═════ The records

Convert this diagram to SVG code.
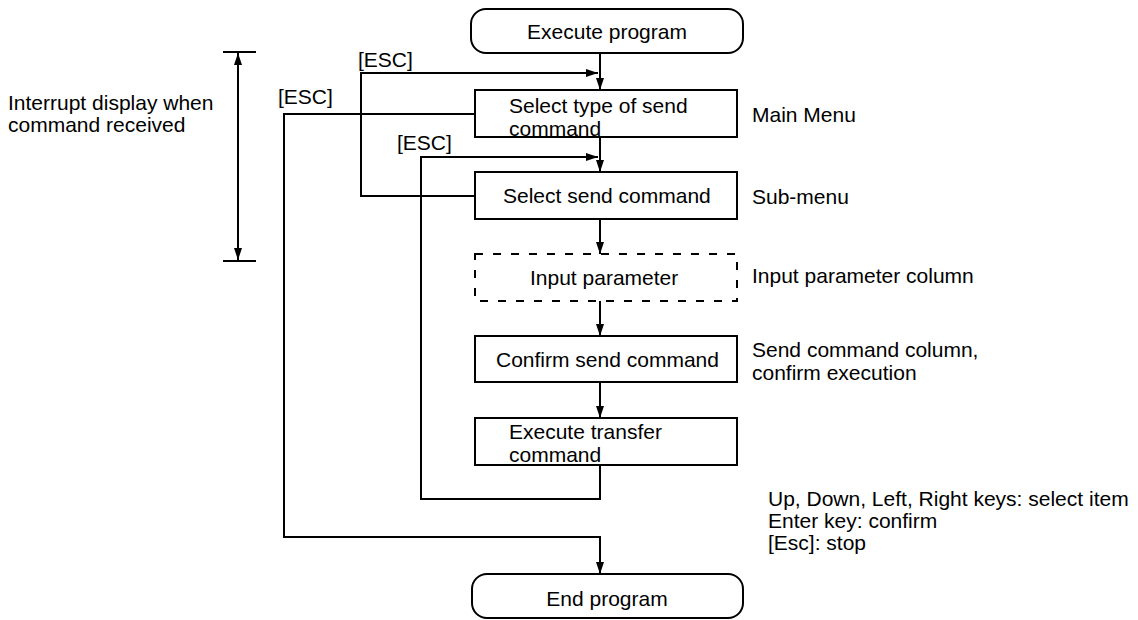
<svg xmlns="http://www.w3.org/2000/svg" width="1138" height="620" viewBox="0 0 1138 620">
<defs>
<marker id="ah" viewBox="0 0 12 8" refX="12" refY="4" markerWidth="12" markerHeight="8" markerUnits="userSpaceOnUse" orient="auto-start-reverse">
<path d="M0,0 L12,4 L0,8 Z" fill="#000"/>
</marker>
<style>
text{font-family:"Liberation Sans",Arial,sans-serif;font-size:21px;fill:#000}
.box{fill:#fff;stroke:#000;stroke-width:2}
.dash{fill:none;stroke:#000;stroke-width:2;stroke-dasharray:8 10}
.ln{fill:none;stroke:#000;stroke-width:2}
.arr{fill:none;stroke:#000;stroke-width:2;marker-end:url(#ah)}
.mid{text-anchor:middle}
</style>
</defs>
<rect width="1138" height="620" fill="#fff"/>
<g id="connectors">
<line class="arr" x1="600" y1="54" x2="600" y2="90"/>
<path class="arr" d="M475,196 H361 V73 H598"/>
<line class="arr" x1="600" y1="137" x2="600" y2="172"/>
<path class="arr" d="M600,465 V499 H421 V157 H598"/>
<path class="arr" d="M475,114 H284 V537 H600 V574"/>
<line class="arr" x1="600" y1="219" x2="600" y2="254"/>
<line class="arr" x1="600" y1="301" x2="600" y2="336"/>
<line class="arr" x1="600" y1="382" x2="600" y2="418"/>
</g>
<g id="dimension">
<line class="ln" x1="223" y1="52" x2="256" y2="52"/>
<line class="ln" x1="223" y1="261" x2="256" y2="261"/>
<line class="ln" x1="238" y1="53" x2="238" y2="260" marker-start="url(#ah)" marker-end="url(#ah)"/>
<text x="8" y="110">Interrupt display when</text>
<text x="8" y="132">command received</text>
</g>
<g id="esc-labels">
<text x="358" y="67">[ESC]</text>
<text x="278" y="104">[ESC]</text>
<text x="397" y="150">[ESC]</text>
</g>
<g id="start">
<rect class="box" x="471" y="9" width="272" height="44" rx="15"/>
<text class="mid" x="607" y="39">Execute program</text>
</g>
<g id="main-menu">
<rect class="box" x="475" y="90" width="262" height="47"/>
<text x="509" y="113">Select type of send</text>
<text x="509" y="136">command</text>
</g>
<g id="sub-menu">
<rect class="box" x="475" y="172" width="262" height="47"/>
<text x="503" y="203">Select send command</text>
</g>
<g id="input-parameter">
<rect class="dash" x="475" y="254" width="262" height="47"/>
<text x="530" y="285">Input parameter</text>
</g>
<g id="confirm">
<rect class="box" x="475" y="336" width="262" height="46"/>
<text x="496" y="367">Confirm send command</text>
</g>
<g id="execute-transfer">
<rect class="box" x="475" y="418" width="262" height="47"/>
<text x="509" y="439">Execute transfer</text>
<text x="509" y="462">command</text>
</g>
<g id="end">
<rect class="box" x="472" y="574" width="271" height="44" rx="15"/>
<text class="mid" x="607" y="606">End program</text>
</g>
<g id="side-labels">
<text x="752" y="122">Main Menu</text>
<text x="752" y="204">Sub-menu</text>
<text x="752" y="283">Input parameter column</text>
<text x="752" y="357">Send command column,</text>
<text x="752" y="380">confirm execution</text>
<text x="768" y="506">Up, Down, Left, Right keys: select item</text>
<text x="768" y="528">Enter key: confirm</text>
<text x="768" y="550">[Esc]: stop</text>
</g>
</svg>
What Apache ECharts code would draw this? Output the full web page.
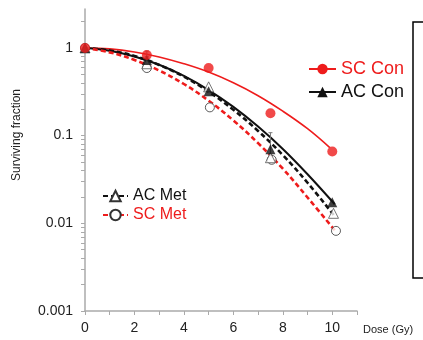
<!DOCTYPE html>
<html><head><meta charset="utf-8">
<script src="https://cdn.jsdelivr.net/npm/echarts@6/dist/echarts.min.js"></script>
<style>html,body{margin:0;padding:0;background:#fff}#c{width:423px;height:340px}</style>
</head><body><div id="c"></div>
<script>
// ---- data ----
const seriesNames = ['SC Con', 'AC Con', 'AC Met', 'SC Met'];
// measured points
const scConDose = [0, 2.5, 5, 7.5, 10];
const scConVal  = [1, 0.83, 0.59, 0.18, 0.066];
const acConDose = [0, 2.5, 5, 7.5, 10];
const acConVal  = [1, 0.73, 0.32, 0.07, 0.0174];
const acMetDose = [0, 2.5, 5, 7.5, 10.05];
const acMetVal  = [1, 0.66, 0.36, 0.056, 0.013];
const scMetDose = [0, 2.5, 5.05, 7.55, 10.15];
const scMetVal  = [1, 0.59, 0.21, 0.053, 0.0082];
// fitted curves
const scConCurveDose = [0, 1, 2, 3, 4, 5, 6, 7, 8, 9, 9.9];
const scConCurveVal  = [1, 0.975, 0.9, 0.79, 0.66, 0.53, 0.4, 0.285, 0.19, 0.12, 0.073];
const acConCurveDose = [0, 1, 2, 3, 4, 5, 6, 7, 8, 9, 10.1];
const acConCurveVal  = [1, 0.93, 0.8, 0.643, 0.479, 0.331, 0.213, 0.127, 0.0705, 0.0363, 0.0165];
const acMetCurveDose = [0, 1, 2, 3, 4, 5, 6, 7, 8, 9, 10.1];
const acMetCurveVal  = [1, 0.935, 0.81, 0.64, 0.47, 0.317, 0.197, 0.113, 0.06, 0.029, 0.012];
const scMetCurveDose = [0, 1, 2, 3, 4, 5, 6, 7, 8, 9, 10.15];
const scMetCurveVal  = [1, 0.89, 0.73, 0.553, 0.388, 0.25, 0.149, 0.082, 0.042, 0.0197, 0.008];
// error bars: dose, low, high
const errDose = [2.5, 7.5, 2.5];
const errLow  = [0.77, 0.06, 0.66];
const errHigh = [0.92, 0.108, 0.8];
const errColor = ['#777', '#777', '#777'];
// axis ticks
const xLabelVals = [0, 2, 4, 6, 8, 10];
const yLabelVals = [0.001, 0.01, 0.1, 1];
const yMinorTicks = [0.001,0.002,0.003,0.004,0.005,0.006,0.007,0.008,0.009,
  0.01,0.02,0.03,0.04,0.05,0.06,0.07,0.08,0.09,
  0.1,0.2,0.3,0.4,0.5,0.6,0.7,0.8,0.9,1,2];

const RED = '#ee1c1c', BLACK = '#111';
const FONT = 'Liberation Sans, Arial, sans-serif';
const zip = (a, b) => a.map((v, i) => [v, b[i]]);

const chart = echarts.init(document.getElementById('c'), null, {renderer: 'canvas'});
const lineCommon = {type: 'line', smooth: 0.4, showSymbol: false, silent: true, z: 2};
const scatCommon = {type: 'scatter', symbolSize: 9, z: 4, silent: true};

const option = {
  animation: false,
  backgroundColor: '#fff',
  grid: {left: 85, top: 9, width: 272, height: 302, containLabel: false},
  xAxis: {
    type: 'value', min: 0, max: 11, interval: 1,
    axisLine: {lineStyle: {color: '#aaa', width: 1.5}},
    axisTick: {length: 4, lineStyle: {color: '#aaa'}},
    axisLabel: {customValues: xLabelVals, color: '#222', fontSize: 14, fontFamily: FONT, margin: 10},
    splitLine: {show: false}
  },
  yAxis: {
    type: 'log', logBase: 10, min: 0.001, max: 2.78,
    axisLine: {show: true, lineStyle: {color: '#aaa', width: 1.5}},
    axisTick: {show: true, customValues: yMinorTicks, length: 4, lineStyle: {color: '#aaa'}},
    axisLabel: {customValues: yLabelVals, color: '#222', fontSize: 14, fontFamily: FONT, margin: 12,
      formatter: v => String(+v.toPrecision(3))},
    splitLine: {show: false}
  },
  legend: [
    {data: [{name: 'SC Con', textStyle: {color: RED}}, {name: 'AC Con', textStyle: {color: BLACK}}],
     orient: 'vertical', left: 303, top: 55, itemWidth: 27, itemHeight: 13, itemGap: 5,
     textStyle: {fontSize: 18, fontFamily: FONT}, selectedMode: false},
    {data: [{name: 'AC Met', textStyle: {color: BLACK}}, {name: 'SC Met', textStyle: {color: RED}}],
     orient: 'vertical', left: 97, top: 183, itemWidth: 25, itemHeight: 13, itemGap: 3,
     textStyle: {fontSize: 16, fontFamily: FONT}, selectedMode: false}
  ],
  graphic: [
    {type: 'rect', shape: {x: 413, y: 22, width: 30, height: 256}, style: {fill: 'none', stroke: '#000', lineWidth: 1.5}},
    {type: 'text', x: 17, y: 135, rotation: Math.PI / 2,
     style: {text: 'Surviving fraction', fontSize: 12, fontFamily: FONT, fill: '#222', align: 'center', verticalAlign: 'middle'}},
    {type: 'text', x: 363, y: 330,
     style: {text: 'Dose (Gy)', fontSize: 11, fontFamily: FONT, fill: '#222', align: 'left', verticalAlign: 'middle'}}
  ],
  series: [
    Object.assign({}, lineCommon, {name: 'SC Con', data: zip(scConCurveDose, scConCurveVal),
      symbol: 'circle', lineStyle: {color: RED, width: 1.6}, itemStyle: {color: RED}}),
    Object.assign({}, lineCommon, {name: 'AC Con', data: zip(acConCurveDose, acConCurveVal),
      symbol: 'triangle', lineStyle: {color: BLACK, width: 2}, itemStyle: {color: BLACK}}),
    Object.assign({}, lineCommon, {name: 'AC Met', data: zip(acMetCurveDose, acMetCurveVal),
      symbol: 'triangle', lineStyle: {color: BLACK, width: 2.6, type: [5, 3]}, itemStyle: {color: '#fff', borderColor: '#333', borderWidth: 1}}),
    Object.assign({}, lineCommon, {name: 'SC Met', data: zip(scMetCurveDose, scMetCurveVal),
      symbol: 'circle', lineStyle: {color: RED, width: 2.6, type: [5, 3]}, itemStyle: {color: '#fff', borderColor: '#333', borderWidth: 1}}),
    {type: 'custom', silent: true, z: 3, data: errDose.map((d, i) => [d, errLow[i], errHigh[i], i]),
      renderItem: (params, api) => {
        const lo = api.coord([api.value(0), api.value(1)]);
        const hi = api.coord([api.value(0), api.value(2)]);
        const c = errColor[api.value(3)];
        return {type: 'group', children: [
          {type: 'line', shape: {x1: lo[0], y1: lo[1], x2: hi[0], y2: hi[1]}, style: {stroke: c, lineWidth: 1}},
          {type: 'line', shape: {x1: hi[0] - 2, y1: hi[1], x2: hi[0] + 2, y2: hi[1]}, style: {stroke: c, lineWidth: 1}},
          {type: 'line', shape: {x1: lo[0] - 2, y1: lo[1], x2: lo[0] + 2, y2: lo[1]}, style: {stroke: c, lineWidth: 1}}
        ]};
      }},
    Object.assign({}, scatCommon, {name: 'SC Met', data: zip(scMetDose, scMetVal), symbol: 'circle', symbolSize: 9,
      itemStyle: {color: '#fff', borderColor: '#333', borderWidth: 1}}),
    Object.assign({}, scatCommon, {name: 'AC Met', data: zip(acMetDose, acMetVal), symbol: 'triangle', symbolSize: 10,
      itemStyle: {color: '#fff', borderColor: '#555', borderWidth: 1}}),
    Object.assign({}, scatCommon, {name: 'AC Con', data: zip(acConDose, acConVal), symbol: 'triangle', symbolSize: 10,
      itemStyle: {color: BLACK}}),
    Object.assign({}, scatCommon, {name: 'SC Con', data: zip(scConDose, scConVal), symbol: 'circle', symbolSize: 10,
      itemStyle: {color: RED}})
  ]
};
chart.setOption(option);
</script>
</body></html>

══════════

* **Problem description**: Quote word for word only the lines above from the one containing "What Apache ECharts" through the one containing "const zip = (a, b)". Pictures stay out of your copy.

* **Response to the exercise**:
What Apache ECharts code would draw this? Output the full web page.
<!DOCTYPE html>
<html><head><meta charset="utf-8">
<script src="https://cdn.jsdelivr.net/npm/echarts@6/dist/echarts.min.js"></script>
<style>html,body{margin:0;padding:0;background:#fff}#c{width:423px;height:340px}</style>
</head><body><div id="c"></div>
<script>
// ---- data ----
const seriesNames = ['SC Con', 'AC Con', 'AC Met', 'SC Met'];
// measured points
const scConDose = [0, 2.5, 5, 7.5, 10];
const scConVal  = [1, 0.83, 0.59, 0.18, 0.066];
const acConDose = [0, 2.5, 5, 7.5, 10];
const acConVal  = [1, 0.73, 0.32, 0.07, 0.0174];
const acMetDose = [0, 2.5, 5, 7.5, 10.05];
const acMetVal  = [1, 0.66, 0.36, 0.056, 0.013];
const scMetDose = [0, 2.5, 5.05, 7.55, 10.15];
const scMetVal  = [1, 0.59, 0.21, 0.053, 0.0082];
// fitted curves
const scConCurveDose = [0, 1, 2, 3, 4, 5, 6, 7, 8, 9, 9.9];
const scConCurveVal  = [1, 0.975, 0.9, 0.79, 0.66, 0.53, 0.4, 0.285, 0.19, 0.12, 0.073];
const acConCurveDose = [0, 1, 2, 3, 4, 5, 6, 7, 8, 9, 10.1];
const acConCurveVal  = [1, 0.93, 0.8, 0.643, 0.479, 0.331, 0.213, 0.127, 0.0705, 0.0363, 0.0165];
const acMetCurveDose = [0, 1, 2, 3, 4, 5, 6, 7, 8, 9, 10.1];
const acMetCurveVal  = [1, 0.935, 0.81, 0.64, 0.47, 0.317, 0.197, 0.113, 0.06, 0.029, 0.012];
const scMetCurveDose = [0, 1, 2, 3, 4, 5, 6, 7, 8, 9, 10.15];
const scMetCurveVal  = [1, 0.89, 0.73, 0.553, 0.388, 0.25, 0.149, 0.082, 0.042, 0.0197, 0.008];
// error bars: dose, low, high
const errDose = [2.5, 7.5, 2.5];
const errLow  = [0.77, 0.06, 0.66];
const errHigh = [0.92, 0.108, 0.8];
const errColor = ['#777', '#777', '#777'];
// axis ticks
const xLabelVals = [0, 2, 4, 6, 8, 10];
const yLabelVals = [0.001, 0.01, 0.1, 1];
const yMinorTicks = [0.001,0.002,0.003,0.004,0.005,0.006,0.007,0.008,0.009,
  0.01,0.02,0.03,0.04,0.05,0.06,0.07,0.08,0.09,
  0.1,0.2,0.3,0.4,0.5,0.6,0.7,0.8,0.9,1,2];

const RED = '#ee1c1c', BLACK = '#111';
const FONT = 'Liberation Sans, Arial, sans-serif';
const zip = (a, b) => a.map((v, i) => [v, b[i]]);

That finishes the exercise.